Work to do:
Drop every picture. Then return, exactly, the lines from the beginning of the listing below through the one containing "2400,3700,3000,2800,4500,3500,3500,12000,4500,3800,1600,2600];".

Recorded data:
--- --- ---

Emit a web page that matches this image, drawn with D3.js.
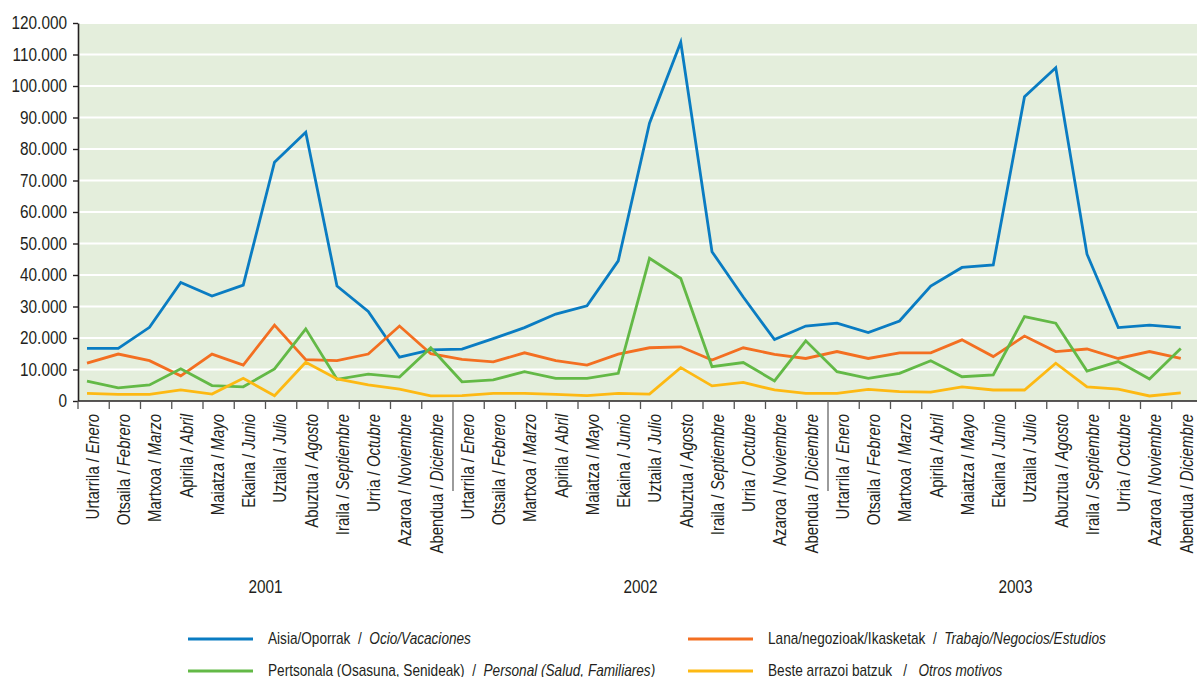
<!DOCTYPE html>
<html><head><meta charset="utf-8">
<script src="https://cdn.jsdelivr.net/npm/d3@7"></script>
<style>
html,body{margin:0;padding:0;background:#fff;}
svg text{font-family:"Liberation Sans",Arial,sans-serif;fill:#231f20;}
</style></head>
<body><svg id="c" width="1197" height="677"></svg>
<script>
const monthsEu = ["Urtarrila","Otsaila","Martxoa","Apirila","Maiatza","Ekaina","Uztaila","Abuztua","Iraila","Urria","Azaroa","Abendua"];
const monthsEs = ["Enero","Febrero","Marzo","Abril","Mayo","Junio","Julio","Agosto","Septiembre","Octubre","Noviembre","Diciembre"];
const years = ["2001","2002","2003"];
const yTicks = [0,10000,20000,30000,40000,50000,60000,70000,80000,90000,100000,110000,120000];

const ocio = [16700,16700,23400,37600,33300,36800,75800,85300,36500,28400,13900,16200,
              16500,19800,23300,27600,30200,44500,88200,113900,47400,33000,19500,23800,
              24700,21700,25400,36500,42400,43200,96600,105800,46600,23300,24100,23300];
const trabajo = [12000,14900,12800,8000,14900,11400,24100,13100,12800,14900,23800,15000,
                 13200,12400,15300,12800,11400,14900,16900,17200,13000,16900,14800,13500,
                 15700,13500,15300,15300,19400,14100,20600,15700,16500,13500,15700,13500];
const personal = [6300,4200,5100,10200,4900,4500,10200,22900,6900,8500,7600,16900,
                  6100,6700,9300,7200,7200,8800,45300,38900,10900,12200,6400,19100,
                  9300,7200,8800,12800,7700,8300,26800,24700,9500,12500,7000,16700];
const otros = [2400,2100,2100,3500,2200,7200,1700,12300,7000,5100,3800,1600,
               1700,2400,2400,2100,1700,2400,2200,10600,4800,5900,3500,2400,
               2400,3700,3000,2800,4500,3500,3500,12000,4500,3800,1600,2600];

const seriesNames = [
  {eu:"Aisia/Oporrak", es:"Ocio/Vacaciones", sep:"  /  "},
  {eu:"Lana/negozioak/Ikasketak", es:"Trabajo/Negocios/Estudios", sep:"  /  "},
  {eu:"Pertsonala (Osasuna, Senideak)", es:"Personal (Salud, Familiares)", sep:"  /  "},
  {eu:"Beste arrazoi batzuk", es:"Otros motivos", sep:"   /   "}
];
const seriesData = [ocio, trabajo, personal, otros];
const colors = ["#0a7cc2","#f36f21","#63b946","#fdb913"];

const SX = 0.83; // horizontal condensing of the font

const svg = d3.select("#c");
const n = 36;
const x = d3.scaleBand().domain(d3.range(n)).range([78, 78 + 36*31.25]).padding(0);
const bw = x.bandwidth();
const y = d3.scaleLinear().domain([0,120000]).range([401,23]);
const px = i => x(i) + 9;

// background
svg.append("rect").attr("x",78).attr("y",y(120000)).attr("width",1197-78).attr("height",y(0)-y(120000)).attr("fill","#e4eedc");
// grid
svg.append("g").selectAll("line").data(yTicks.filter(d=>d>0)).join("line")
  .attr("x1",78).attr("x2",1197).attr("y1",d=>y(d)).attr("y2",d=>y(d))
  .attr("stroke","#ffffff").attr("stroke-width",2);

// lines
const line = d3.line().x((d,i)=>px(i)).y(d=>y(d));
seriesData.forEach((s,k)=>{
  svg.append("path").datum(s).attr("d",line).attr("fill","none")
    .attr("stroke",colors[k]).attr("stroke-width",2.8).attr("stroke-linejoin","miter");
});

// y axis
const fmt = d3.formatLocale({decimal:",",thousands:".",grouping:[3],currency:["","€"]}).format(",d");
const ya = svg.append("g").attr("transform","translate(78,0)")
  .call(d3.axisLeft(y).tickValues(yTicks).tickFormat(fmt).tickSize(5).tickSizeOuter(0).tickPadding(6));
ya.select(".domain").attr("stroke","#231f20").attr("stroke-width",1.6);
ya.selectAll(".tick line").attr("stroke","#231f20").attr("stroke-width",1.4);
ya.selectAll(".tick text").style("font-size","18.5px").attr("fill","#231f20")
  .attr("x",0).attr("transform",`translate(-11,0) scale(${SX},1)`);

// x axis
svg.append("line").attr("x1",78).attr("x2",1197).attr("y1",401).attr("y2",401).attr("stroke","#231f20").attr("stroke-width",1.6);
const bounds = d3.range(n+1);
svg.append("g").selectAll("line").data(bounds).join("line")
  .attr("x1",d=> d<n ? x(d) : x(n-1)+bw).attr("x2",d=> d<n ? x(d) : x(n-1)+bw)
  .attr("y1",401).attr("y2",d=> (d===12||d===24) ? 491 : 409)
  .attr("stroke",d=>(d===12||d===24)?"#666":"#555").attr("stroke-width",1.3);

// x labels
const lab = svg.append("g").selectAll("text").data(d3.range(n)).join("text")
  .attr("transform",i=>`translate(${x(i)+bw/2-1},414) rotate(-90) scale(${SX},1)`)
  .attr("text-anchor","end").attr("dy","0.35em").style("font-size","18px");
lab.append("tspan").text(i=>monthsEu[i%12]+" / ");
lab.append("tspan").style("font-style","italic").text(i=>monthsEs[i%12]);

// year labels
svg.append("g").selectAll("text").data(years).join("text")
  .attr("transform",(d,j)=>`translate(${x(j*12)+6*bw},593) scale(${SX},1)`).attr("text-anchor","middle")
  .style("font-size","18.5px").text(d=>d);

// legend
const legPos = [[188,639],[688,639],[188,671],[688,671]];
seriesNames.forEach((s,k)=>{
  const [lx,ly] = legPos[k];
  svg.append("line").attr("x1",lx).attr("x2",lx+65).attr("y1",ly).attr("y2",ly)
    .attr("stroke",colors[k]).attr("stroke-width",3);
  const t = svg.append("text").attr("transform",`translate(${lx+80},${ly+5}) scale(${SX},1)`)
    .attr("xml:space","preserve").style("font-size","16.4px");
  t.append("tspan").text(s.eu + s.sep);
  t.append("tspan").style("font-style","italic").text(s.es);
});
</script></body></html>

--- --- ---

Answer to this exercise:
Emit a web page that matches this image, drawn with D3.js.
<!DOCTYPE html>
<html><head><meta charset="utf-8">
<script src="https://cdn.jsdelivr.net/npm/d3@7"></script>
<style>
html,body{margin:0;padding:0;background:#fff;}
svg text{font-family:"Liberation Sans",Arial,sans-serif;fill:#231f20;}
</style></head>
<body><svg id="c" width="1197" height="677"></svg>
<script>
const monthsEu = ["Urtarrila","Otsaila","Martxoa","Apirila","Maiatza","Ekaina","Uztaila","Abuztua","Iraila","Urria","Azaroa","Abendua"];
const monthsEs = ["Enero","Febrero","Marzo","Abril","Mayo","Junio","Julio","Agosto","Septiembre","Octubre","Noviembre","Diciembre"];
const years = ["2001","2002","2003"];
const yTicks = [0,10000,20000,30000,40000,50000,60000,70000,80000,90000,100000,110000,120000];

const ocio = [16700,16700,23400,37600,33300,36800,75800,85300,36500,28400,13900,16200,
              16500,19800,23300,27600,30200,44500,88200,113900,47400,33000,19500,23800,
              24700,21700,25400,36500,42400,43200,96600,105800,46600,23300,24100,23300];
const trabajo = [12000,14900,12800,8000,14900,11400,24100,13100,12800,14900,23800,15000,
                 13200,12400,15300,12800,11400,14900,16900,17200,13000,16900,14800,13500,
                 15700,13500,15300,15300,19400,14100,20600,15700,16500,13500,15700,13500];
const personal = [6300,4200,5100,10200,4900,4500,10200,22900,6900,8500,7600,16900,
                  6100,6700,9300,7200,7200,8800,45300,38900,10900,12200,6400,19100,
                  9300,7200,8800,12800,7700,8300,26800,24700,9500,12500,7000,16700];
const otros = [2400,2100,2100,3500,2200,7200,1700,12300,7000,5100,3800,1600,
               1700,2400,2400,2100,1700,2400,2200,10600,4800,5900,3500,2400,
               2400,3700,3000,2800,4500,3500,3500,12000,4500,3800,1600,2600];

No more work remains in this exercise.